なので受験や学期ごとのテスト、資格取得などの日程から逆算して学習するといったスケジュールを立てて分散学習をするめることが大事になります。
分散学習で最も効率的な学習間隔
分散学習は学習効果が高いことはわかりましが、最小限の復習回数で最大の分散学習の効果を得るには、どれくらい学習間隔を置いて分散学習を進めればいいのでしょうか?
1982年にポーランド人大学生のピョートル・ウォズニアックは、勉強する時間が捻出できないので、仕方なく最も効率のいい勉強法を探すことにしました。
ウォズニアック自身を実験台にして、まず覚えたい約3000の単語と1400の科学的事実を英語でデータベース化し、時間の分散の仕方を変えて勉強に取り組み、勉強の成果を詳細に記録しました。
そうすることで、新たに覚えた単語や事実が難なく思い出せるようなタイミングを見極め、最適な学習間隔を見つけました。
最も分散学習の効果が高い学習間隔は、最初に勉強した1、2日後に復習し、次は1週間後、次は1ヶ月後、次は2ヶ月後と復習することです。
このウォズニアック自身が構築した学習間隔のアルゴリズムを「スーパーメモ」というソフトウェアにし、今でもアプリで利用できます。
テストに向けての勉強スケジュール
2008年、カナダのヨーク大学で心理学を研究するメロディ・ワイズハートはカリフォルニア大学のハロルド・パシュラーとともに「分散効果が高く最も効率的な試験までの勉強スケジュール」を実験で調べました。
この実験では、幅広い年齢層から1354人を選び、オンラインで作業する遠隔調査で、あまり有名でない32の事実について勉強してもらいました。
被験者には学習する機会を2回与えられ、Aグループは2回の学習時間のあいだに10分の休憩後に学習し、Bグループは1、2日後に学習、Cグループは1ヶ月後に学習というように学習間隔を変えてました。
そして、試験を受けるタイミングもグループごとに変え、パターンを26種類作り、すべての結果を比較して試験の日程に応じた最適な学習間隔を算出しました。
それの実験結果が、次の表です。
テストまでの期間と最適な学習間隔
テストまでの期間 | 2回目の学習までの間隔 |
1週間後 | 1〜2日あける |
2ヶ月後 | 1週間あける |
3ヶ月後 | 2週間あける |
6ヶ月後 | 3週間あける |
1年後 | 1ヶ月あける |
(※表の注意点:表では最適な学習間隔が示されていますが、これ以上に学習間隔をあけると、逆にテストの点数が下がってしまいます。

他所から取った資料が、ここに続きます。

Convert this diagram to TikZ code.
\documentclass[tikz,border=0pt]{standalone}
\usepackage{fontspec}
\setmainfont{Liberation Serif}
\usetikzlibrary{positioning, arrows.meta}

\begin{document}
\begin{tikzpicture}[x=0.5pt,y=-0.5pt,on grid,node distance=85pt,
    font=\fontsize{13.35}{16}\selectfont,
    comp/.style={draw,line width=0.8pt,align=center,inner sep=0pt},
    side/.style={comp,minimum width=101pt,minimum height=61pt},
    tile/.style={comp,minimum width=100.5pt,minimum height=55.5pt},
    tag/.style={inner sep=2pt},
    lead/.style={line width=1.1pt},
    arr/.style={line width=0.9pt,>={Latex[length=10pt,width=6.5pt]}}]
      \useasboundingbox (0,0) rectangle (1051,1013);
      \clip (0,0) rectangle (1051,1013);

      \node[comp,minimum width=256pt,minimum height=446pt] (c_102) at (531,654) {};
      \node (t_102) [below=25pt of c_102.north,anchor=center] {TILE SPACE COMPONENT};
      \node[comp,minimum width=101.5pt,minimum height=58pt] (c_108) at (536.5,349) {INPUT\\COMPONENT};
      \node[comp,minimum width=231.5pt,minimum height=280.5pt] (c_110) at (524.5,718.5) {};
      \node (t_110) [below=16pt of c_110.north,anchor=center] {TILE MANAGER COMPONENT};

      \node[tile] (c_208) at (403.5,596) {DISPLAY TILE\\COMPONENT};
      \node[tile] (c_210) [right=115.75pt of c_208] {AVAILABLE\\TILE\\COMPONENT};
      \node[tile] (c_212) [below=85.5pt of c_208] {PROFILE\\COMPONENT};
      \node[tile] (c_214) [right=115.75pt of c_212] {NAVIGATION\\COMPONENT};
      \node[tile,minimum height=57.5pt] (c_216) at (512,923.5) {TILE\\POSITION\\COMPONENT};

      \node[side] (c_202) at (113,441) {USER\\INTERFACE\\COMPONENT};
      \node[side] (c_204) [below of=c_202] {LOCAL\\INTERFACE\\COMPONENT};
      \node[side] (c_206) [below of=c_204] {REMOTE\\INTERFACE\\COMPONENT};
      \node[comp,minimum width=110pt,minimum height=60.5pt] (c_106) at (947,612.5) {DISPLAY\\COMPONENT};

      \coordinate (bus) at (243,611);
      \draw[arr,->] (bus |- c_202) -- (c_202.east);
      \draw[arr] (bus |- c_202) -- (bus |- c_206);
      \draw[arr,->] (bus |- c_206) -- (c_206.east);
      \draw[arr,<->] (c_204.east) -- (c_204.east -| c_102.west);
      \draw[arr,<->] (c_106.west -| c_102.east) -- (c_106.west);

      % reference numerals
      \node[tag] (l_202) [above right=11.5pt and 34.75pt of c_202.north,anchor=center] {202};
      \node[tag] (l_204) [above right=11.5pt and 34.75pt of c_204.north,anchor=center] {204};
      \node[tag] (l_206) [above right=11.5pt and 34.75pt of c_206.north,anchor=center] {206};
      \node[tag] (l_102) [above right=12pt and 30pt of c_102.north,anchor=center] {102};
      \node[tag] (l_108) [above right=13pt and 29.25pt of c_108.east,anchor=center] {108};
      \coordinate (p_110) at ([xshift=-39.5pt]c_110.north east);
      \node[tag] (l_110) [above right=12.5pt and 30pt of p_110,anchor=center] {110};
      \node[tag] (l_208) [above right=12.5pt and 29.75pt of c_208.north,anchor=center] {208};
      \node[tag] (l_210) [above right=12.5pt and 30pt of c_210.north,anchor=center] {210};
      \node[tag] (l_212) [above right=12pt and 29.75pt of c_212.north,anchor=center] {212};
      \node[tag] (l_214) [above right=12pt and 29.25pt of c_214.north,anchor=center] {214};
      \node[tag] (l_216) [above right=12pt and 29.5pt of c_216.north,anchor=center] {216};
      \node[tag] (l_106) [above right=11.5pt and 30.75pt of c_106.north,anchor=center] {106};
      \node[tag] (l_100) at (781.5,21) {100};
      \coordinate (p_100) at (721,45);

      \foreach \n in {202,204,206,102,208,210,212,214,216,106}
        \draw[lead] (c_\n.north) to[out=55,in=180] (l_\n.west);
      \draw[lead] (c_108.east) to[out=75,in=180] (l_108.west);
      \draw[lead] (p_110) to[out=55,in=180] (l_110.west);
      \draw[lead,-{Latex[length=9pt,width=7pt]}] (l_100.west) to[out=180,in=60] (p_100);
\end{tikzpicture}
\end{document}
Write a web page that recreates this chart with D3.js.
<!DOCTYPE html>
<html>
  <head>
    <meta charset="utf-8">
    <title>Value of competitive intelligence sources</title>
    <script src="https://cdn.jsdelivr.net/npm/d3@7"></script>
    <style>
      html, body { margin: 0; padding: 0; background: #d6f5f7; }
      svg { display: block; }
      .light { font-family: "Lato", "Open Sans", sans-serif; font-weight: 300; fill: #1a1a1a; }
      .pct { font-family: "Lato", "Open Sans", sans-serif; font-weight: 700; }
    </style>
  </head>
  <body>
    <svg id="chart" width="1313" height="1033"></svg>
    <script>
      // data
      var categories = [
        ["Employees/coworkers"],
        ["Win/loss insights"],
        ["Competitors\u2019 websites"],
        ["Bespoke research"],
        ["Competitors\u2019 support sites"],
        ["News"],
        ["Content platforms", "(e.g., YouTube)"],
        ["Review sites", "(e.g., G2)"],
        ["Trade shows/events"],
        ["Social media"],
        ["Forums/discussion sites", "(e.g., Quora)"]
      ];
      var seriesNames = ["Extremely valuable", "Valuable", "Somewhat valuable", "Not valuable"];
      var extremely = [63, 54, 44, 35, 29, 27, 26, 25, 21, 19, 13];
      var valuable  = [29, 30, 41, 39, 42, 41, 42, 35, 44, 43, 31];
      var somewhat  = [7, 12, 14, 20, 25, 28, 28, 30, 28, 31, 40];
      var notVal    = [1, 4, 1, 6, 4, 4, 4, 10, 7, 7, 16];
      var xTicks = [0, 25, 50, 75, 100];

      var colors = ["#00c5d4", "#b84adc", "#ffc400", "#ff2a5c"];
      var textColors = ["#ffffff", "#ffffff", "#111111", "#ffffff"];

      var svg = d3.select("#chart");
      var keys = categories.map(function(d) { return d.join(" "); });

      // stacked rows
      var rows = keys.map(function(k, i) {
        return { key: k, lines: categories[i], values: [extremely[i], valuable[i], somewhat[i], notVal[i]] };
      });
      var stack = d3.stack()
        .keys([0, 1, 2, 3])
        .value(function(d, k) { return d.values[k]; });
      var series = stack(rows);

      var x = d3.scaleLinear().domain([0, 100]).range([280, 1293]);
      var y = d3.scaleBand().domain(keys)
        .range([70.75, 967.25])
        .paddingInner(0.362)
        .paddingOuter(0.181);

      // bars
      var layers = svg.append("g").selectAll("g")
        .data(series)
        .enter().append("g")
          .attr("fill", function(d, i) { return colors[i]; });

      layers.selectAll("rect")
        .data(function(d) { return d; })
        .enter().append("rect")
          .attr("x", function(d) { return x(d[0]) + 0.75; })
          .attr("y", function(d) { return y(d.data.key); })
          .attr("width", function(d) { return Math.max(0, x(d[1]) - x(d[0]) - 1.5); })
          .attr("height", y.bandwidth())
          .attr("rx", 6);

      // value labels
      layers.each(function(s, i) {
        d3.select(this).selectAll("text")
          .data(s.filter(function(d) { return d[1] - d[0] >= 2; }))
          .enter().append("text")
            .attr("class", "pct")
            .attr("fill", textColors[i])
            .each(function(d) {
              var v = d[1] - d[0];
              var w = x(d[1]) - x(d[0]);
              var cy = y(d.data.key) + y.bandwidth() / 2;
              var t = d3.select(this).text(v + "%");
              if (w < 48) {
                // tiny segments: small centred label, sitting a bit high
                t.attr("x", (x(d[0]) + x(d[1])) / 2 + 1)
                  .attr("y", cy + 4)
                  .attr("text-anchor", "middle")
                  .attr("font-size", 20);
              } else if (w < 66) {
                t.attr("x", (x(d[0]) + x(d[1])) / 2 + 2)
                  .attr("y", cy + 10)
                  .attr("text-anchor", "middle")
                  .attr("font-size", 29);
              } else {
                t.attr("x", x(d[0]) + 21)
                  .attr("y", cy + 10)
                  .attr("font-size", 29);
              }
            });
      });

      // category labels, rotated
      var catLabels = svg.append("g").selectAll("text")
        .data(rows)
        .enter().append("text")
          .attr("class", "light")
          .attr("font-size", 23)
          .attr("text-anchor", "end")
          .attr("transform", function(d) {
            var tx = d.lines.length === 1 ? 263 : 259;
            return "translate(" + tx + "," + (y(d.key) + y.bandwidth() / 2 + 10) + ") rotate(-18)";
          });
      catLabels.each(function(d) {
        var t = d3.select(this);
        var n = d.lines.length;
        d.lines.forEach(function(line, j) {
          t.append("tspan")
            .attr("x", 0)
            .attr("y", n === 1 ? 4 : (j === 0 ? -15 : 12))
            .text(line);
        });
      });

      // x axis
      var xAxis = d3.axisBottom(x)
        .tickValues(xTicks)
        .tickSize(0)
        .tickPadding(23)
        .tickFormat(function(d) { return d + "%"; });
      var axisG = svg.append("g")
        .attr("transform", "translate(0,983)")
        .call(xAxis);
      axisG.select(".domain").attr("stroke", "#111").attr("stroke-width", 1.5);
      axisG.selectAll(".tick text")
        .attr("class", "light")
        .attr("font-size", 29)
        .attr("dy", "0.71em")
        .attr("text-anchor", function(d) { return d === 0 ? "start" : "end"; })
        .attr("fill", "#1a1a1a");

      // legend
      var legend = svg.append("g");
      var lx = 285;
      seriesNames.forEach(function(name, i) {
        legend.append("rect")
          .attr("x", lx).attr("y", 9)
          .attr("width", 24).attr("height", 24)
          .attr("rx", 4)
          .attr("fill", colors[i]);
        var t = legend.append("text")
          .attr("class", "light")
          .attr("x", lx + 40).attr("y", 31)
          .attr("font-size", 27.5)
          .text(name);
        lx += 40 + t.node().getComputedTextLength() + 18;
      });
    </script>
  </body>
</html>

)
この表の数字は切りのいい数字にされていますが、厳密な数値にかなり使いので、この表をみて勉強スケジュールを立てることをおすすめします。
例えば、仮に学期末のテストに向けて英語を復習できる期間が15日あり、1教科あたりテスト勉強に使える時間が全体で9時間だとします。
そして、テストまで15日だと、表では「1週間後と2ヶ月後」の間で、復習する間隔は「1〜2日から1週間」となり、学生はテストの教科を考えて1週間に決めます。
すると、1日目は3時間、1週間後の8日目に3時間、テストの前日の14日目に3時間というように勉強スケジュールを立てることができます。